Fraser Nelson Fraser Nelson

Here’s why so many people in this country are on welfare

Why is it Left wing to allow millions to live on benefits, and let children get each other pregnant? Tom Harris asks this question in an excellent article in the Mail on Sunday today. He’s right to get angry about a situation that means one in five UK children are brought up in workless households, the highest in the EU. But the reason is not because our women are lazier than the French and Italians. In my News of the World column today I ask: why do so many choose welfare dependency as a lifestyle? Well, it is because we pay them to.

To understand why Britain has such welfare dependency, look at the incentives. The horrible truth is that a girl leaving a British school with poor qualifications has a choice of career: work or pregnancy. As welfare is split up (council tax relief, tax credits, etc) no one in government has an overview of the real choices facing our school leavers. But I asked Iain Duncan Smith’s Centre for Social Justice to put together the figures for me – before housing costs, so as to compare them to the going rate for jobs. The weekly net income of a benefits-dependent parent is as follows:

Lone parent, one child: £207 a week Two children: £262 a week Three children: £324 a week Four children: £377 a week Five children: £441 a week.

Now compare this with work. The ONS recently published what women are paid for various occupations.
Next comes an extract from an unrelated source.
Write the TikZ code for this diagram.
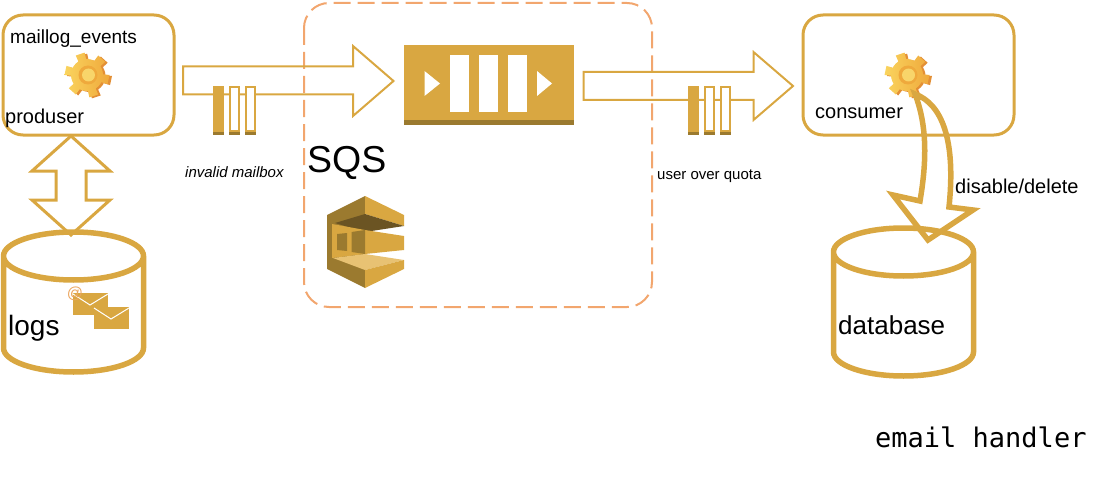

It shows that a woman with two kids (and a £262 net weekly income) does better than a waiter (£113/week) a cashier (£128) shelf filler (£155) library assistant (£170) hairdresser (£188) child-minder (£240) and street trader (£246).  These are gross figures, so you’d have to take off a bit for tax (and add about £30 to the waiter and shelf filler – the lower paid get tax credits) but you get the picture.
 
This is the key to understanding why 5 million have been on benefits throughout the Labour years. We are not a country of feckless, dissolute Little Britain idiots but a country that responds to the incentives set down by the government. If welfare pays more than work, why work? Why is every Pret A Manger filled with immigrant staff? Because the difference between working and not working is far greater for them then for our own people.
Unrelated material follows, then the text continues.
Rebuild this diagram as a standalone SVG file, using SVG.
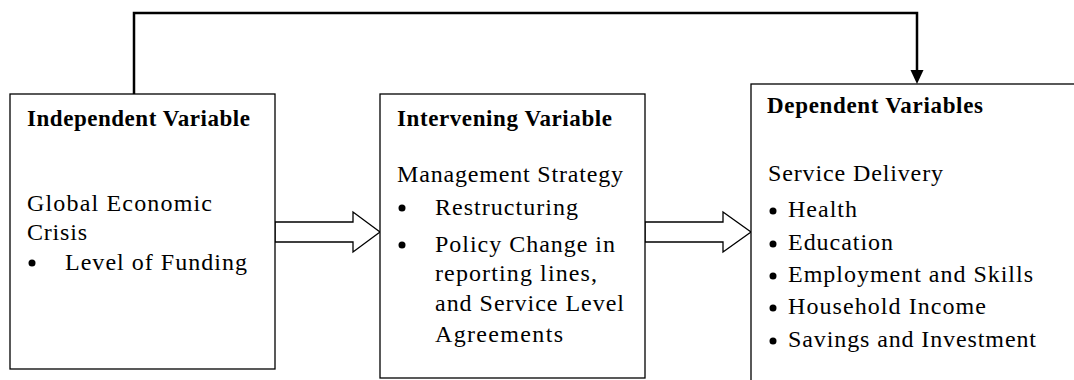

I hope that Tom keeps going on at this. Unlike many other Labour MPs it does bother him. It is, in my view, the most important topic in Britain right now and it is horribly under-debated. If left and right really clash with each other on how best to solve this problem, how best to make work pay, then so much the better. We must grasp that we are paving a road from school to welfare dependency and we should not be so surprised when so many millions choose to take this road.